A violação é uma violência de género

O crime de violação é inegavelmente, pelo conhecimento que temos desta realidade, uma violência de género, na medida em que afeta desproporcionalmente as mulheres, no sentido que é dado pela Convenção do Conselho da Europa para a Prevenção e o Combate à Violência contra as Mulheres e Violência Doméstica, comummente conhecida por Convenção de Istambul. Ou seja, estamos perante um crime praticado em regra por homens contra as mulheres. Segundo os últimos dados do RASI cerca de 98% dos arguidos são do sexo masculino e 94% das vítimas são do sexo feminino.

Estamos perante um crime hediondo, ninguém tem dúvidas disso, que, segundo os dados do RASI de 2022, aumentou 30,7%, aumentando de igual modo a prática do crime por desconhecidos, pese embora grande parte desta criminalidade seja praticada de forma reiterada por agressores no âmbito das relações familiares ou de proximidade das vítimas.

Os números conhecidos constituem apenas a ponta visível de um iceberg que esconde uma realidade dramática onde as vítimas sofrem sozinhas, em silêncio, com medo e vergonha de se exporem, e, por isso, não pedem ajuda, pese embora sejam afetadas na sua saúde sexual, física e psicológica, muitas vezes para o resto da vida.

Os estereótipos associados a esta grave violação dos Direitos Humanos das mulheres têm levado a uma grande impunidade dos agressores, têm acentuado a estigmatização associada às vítimas e feito paralisar os seus pedidos de ajuda, que, muitas, apesar de o quererem fazer, não o pedem por medo ou vergonha.

A questão que hoje não pode deixar de se colocar é como reforçar a proteção das vítimas que, em situações de grande fragilidade e vulnerabilidade, têm ficado sozinhas a viver este drama, reforçando a inquestionável censurabilidade social com que os agressores têm de ser tratados perante este crime hediondo, e travar a trajetória das violações reiteradas que continuam a ser cometidas.

É importante perceber de que modo se salvaguardam os valores da autodeterminação, mas também os da liberdade sexual, da dignidade, do livre desenvolvimento da personalidade, da saúde sexual, física e psicológica, bem como o risco de o agressor escapar impune e continuar a violar.

É importante perceber de que modo se protegem as vítimas, quando em situação de grande vulnerabilidade e fragilidade sentem que não estão suficientemente protegidas, sendo inclusivamente alvo de grande estigmatização social, e, por isso, não pedem ajuda, nem denunciam o crime, pese embora o queiram fazer, e só não o fazem por medo ou vergonha e falta de proteção.

Estamos perante uma realidade em tudo idêntica ao caminho que percorremos com a violência doméstica, crime público desde 2000. As vítimas não devem expor-se quando não querem, mas o Estado tem o dever de as proteger quando, querendo elas ser protegidas, não o conseguem manifestar por situações de vulnerabilidade e fragilidade a que estas agressões particularmente gravosas as expõem.

Será um absurdo pensar que não punindo os agressores estamos a proteger melhor as vítimas.

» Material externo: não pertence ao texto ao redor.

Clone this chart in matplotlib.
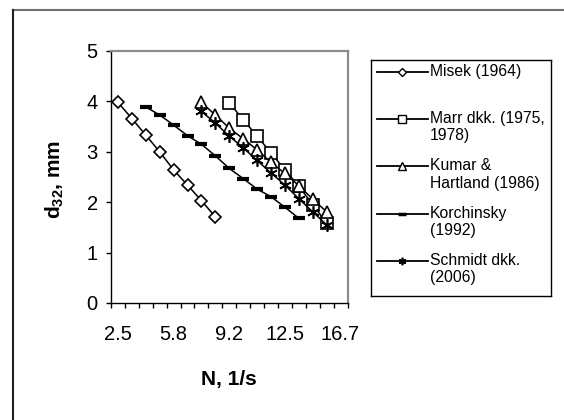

E não podemos esquecer que apesar do crime poder ter natureza pública os processos podem não ser públicos. Tal não significa que a privacidade e intimidade da vitima não sejam devidamente acauteladas no decurso do processo penal.

A discussão e os avanços que vierem a ser introduzidos no nosso ordenamento jurídico, que devem alinhar pela Convenção de Istambul, como recomenda o GREVIO, e como já foi feito na Alemanha, França, e na grande maioria dos países europeus, estão agora em discussão na Assembleia da República, o sítio certo para se travar este debate.

Todos os contributos devem ser dados aos diplomas que estiverem em discussão, para, em sede de especialidades, se efetuarem os avanços a que Portugal nos têm habituado em termos da dignidade da pessoa humana, da segurança e proteção das vítimas e do combate intransigente a qualquer tipo de violência de género.